RAW DATA:
■ ■ ■ ■ ■ ■ ■

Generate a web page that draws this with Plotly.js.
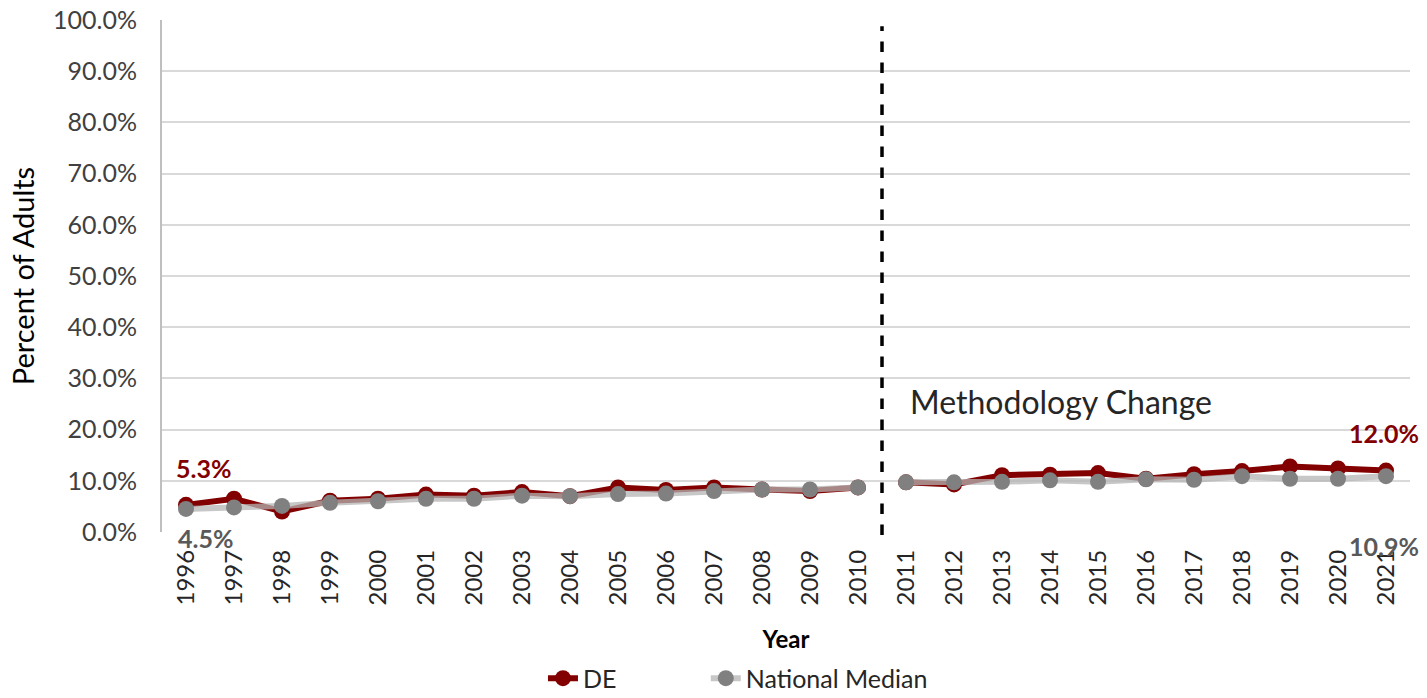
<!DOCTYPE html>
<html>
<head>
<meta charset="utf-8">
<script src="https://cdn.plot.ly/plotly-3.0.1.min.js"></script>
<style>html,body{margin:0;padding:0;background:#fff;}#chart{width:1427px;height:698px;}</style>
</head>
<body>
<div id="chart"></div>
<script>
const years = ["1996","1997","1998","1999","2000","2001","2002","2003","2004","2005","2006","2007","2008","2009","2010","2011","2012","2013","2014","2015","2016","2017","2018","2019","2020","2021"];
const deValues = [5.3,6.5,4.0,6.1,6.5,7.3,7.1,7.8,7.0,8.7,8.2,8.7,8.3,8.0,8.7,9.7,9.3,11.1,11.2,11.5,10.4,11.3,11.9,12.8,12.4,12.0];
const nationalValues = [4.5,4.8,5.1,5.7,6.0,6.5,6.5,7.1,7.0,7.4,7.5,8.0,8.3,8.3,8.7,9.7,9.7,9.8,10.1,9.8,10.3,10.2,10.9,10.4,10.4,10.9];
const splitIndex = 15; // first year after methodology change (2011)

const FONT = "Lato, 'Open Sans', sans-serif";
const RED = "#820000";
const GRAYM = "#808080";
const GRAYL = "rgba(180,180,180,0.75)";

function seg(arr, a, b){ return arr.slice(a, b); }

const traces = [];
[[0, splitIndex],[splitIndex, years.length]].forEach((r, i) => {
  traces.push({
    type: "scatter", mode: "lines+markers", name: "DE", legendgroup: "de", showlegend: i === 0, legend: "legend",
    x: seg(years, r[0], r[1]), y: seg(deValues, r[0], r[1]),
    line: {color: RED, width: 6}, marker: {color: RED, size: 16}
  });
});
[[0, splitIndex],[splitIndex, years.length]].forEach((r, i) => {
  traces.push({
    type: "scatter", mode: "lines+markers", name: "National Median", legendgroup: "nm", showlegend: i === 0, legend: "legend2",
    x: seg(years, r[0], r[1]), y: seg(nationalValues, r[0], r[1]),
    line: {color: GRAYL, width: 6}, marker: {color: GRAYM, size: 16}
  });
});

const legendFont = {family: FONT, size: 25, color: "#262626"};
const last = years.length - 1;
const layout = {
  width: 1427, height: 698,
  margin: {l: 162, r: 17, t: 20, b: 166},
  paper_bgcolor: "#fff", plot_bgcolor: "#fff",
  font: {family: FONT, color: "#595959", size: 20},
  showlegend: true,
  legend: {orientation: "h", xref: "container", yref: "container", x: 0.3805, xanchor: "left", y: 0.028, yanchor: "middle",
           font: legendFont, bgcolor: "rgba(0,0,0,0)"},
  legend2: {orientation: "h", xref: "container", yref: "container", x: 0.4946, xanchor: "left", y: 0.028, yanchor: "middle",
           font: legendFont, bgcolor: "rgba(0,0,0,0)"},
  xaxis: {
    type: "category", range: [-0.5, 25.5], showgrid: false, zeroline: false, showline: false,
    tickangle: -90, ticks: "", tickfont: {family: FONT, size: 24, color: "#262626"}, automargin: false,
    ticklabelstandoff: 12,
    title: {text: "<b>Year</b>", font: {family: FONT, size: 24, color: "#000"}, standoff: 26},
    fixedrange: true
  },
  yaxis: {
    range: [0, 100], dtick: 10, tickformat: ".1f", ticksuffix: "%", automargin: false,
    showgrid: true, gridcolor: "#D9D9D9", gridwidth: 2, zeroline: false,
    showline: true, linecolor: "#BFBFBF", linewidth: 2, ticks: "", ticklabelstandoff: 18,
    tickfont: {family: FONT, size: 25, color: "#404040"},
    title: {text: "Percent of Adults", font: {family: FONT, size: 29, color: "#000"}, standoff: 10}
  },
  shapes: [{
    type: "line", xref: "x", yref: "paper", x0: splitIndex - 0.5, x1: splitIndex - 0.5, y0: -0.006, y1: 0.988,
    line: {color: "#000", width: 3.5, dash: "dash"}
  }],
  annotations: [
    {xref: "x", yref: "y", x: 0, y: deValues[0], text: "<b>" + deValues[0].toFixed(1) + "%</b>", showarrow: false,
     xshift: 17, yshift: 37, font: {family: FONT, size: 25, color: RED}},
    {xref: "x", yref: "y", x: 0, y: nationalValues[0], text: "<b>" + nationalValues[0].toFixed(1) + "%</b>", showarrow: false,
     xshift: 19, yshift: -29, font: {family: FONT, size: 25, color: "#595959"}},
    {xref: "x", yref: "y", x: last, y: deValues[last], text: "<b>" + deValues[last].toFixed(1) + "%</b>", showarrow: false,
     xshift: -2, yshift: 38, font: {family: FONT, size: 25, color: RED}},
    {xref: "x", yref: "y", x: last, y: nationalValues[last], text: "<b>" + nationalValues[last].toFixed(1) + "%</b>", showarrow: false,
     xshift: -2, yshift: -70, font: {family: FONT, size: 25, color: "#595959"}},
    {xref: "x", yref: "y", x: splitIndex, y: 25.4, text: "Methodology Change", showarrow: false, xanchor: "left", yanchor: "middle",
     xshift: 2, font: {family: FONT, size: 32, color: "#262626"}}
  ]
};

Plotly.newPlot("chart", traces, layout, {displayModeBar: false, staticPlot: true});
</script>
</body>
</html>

■ ■ ■ ■ ■ ■ ■

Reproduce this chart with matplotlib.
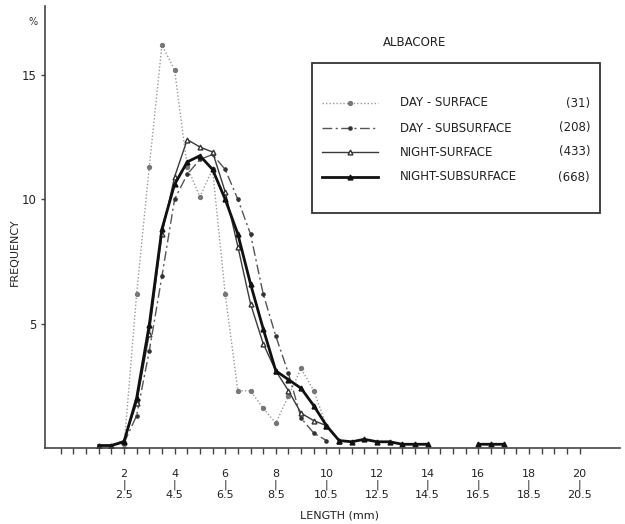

■ ■ ■ ■ ■ ■ ■

Take out nothing but the lines from the one containing "Generate a web" to the one containing "return arr.slice(a, b);", inclusive, retyped exactly. Drop the pictures.

Generate a web page that draws this with Plotly.js.
<!DOCTYPE html>
<html>
<head>
<meta charset="utf-8">
<script src="https://cdn.plot.ly/plotly-3.0.1.min.js"></script>
<style>html,body{margin:0;padding:0;background:#fff;}#chart{width:1427px;height:698px;}</style>
</head>
<body>
<div id="chart"></div>
<script>
const years = ["1996","1997","1998","1999","2000","2001","2002","2003","2004","2005","2006","2007","2008","2009","2010","2011","2012","2013","2014","2015","2016","2017","2018","2019","2020","2021"];
const deValues = [5.3,6.5,4.0,6.1,6.5,7.3,7.1,7.8,7.0,8.7,8.2,8.7,8.3,8.0,8.7,9.7,9.3,11.1,11.2,11.5,10.4,11.3,11.9,12.8,12.4,12.0];
const nationalValues = [4.5,4.8,5.1,5.7,6.0,6.5,6.5,7.1,7.0,7.4,7.5,8.0,8.3,8.3,8.7,9.7,9.7,9.8,10.1,9.8,10.3,10.2,10.9,10.4,10.4,10.9];
const splitIndex = 15; // first year after methodology change (2011)

const FONT = "Lato, 'Open Sans', sans-serif";
const RED = "#820000";
const GRAYM = "#808080";
const GRAYL = "rgba(180,180,180,0.75)";

function seg(arr, a, b){ return arr.slice(a, b); }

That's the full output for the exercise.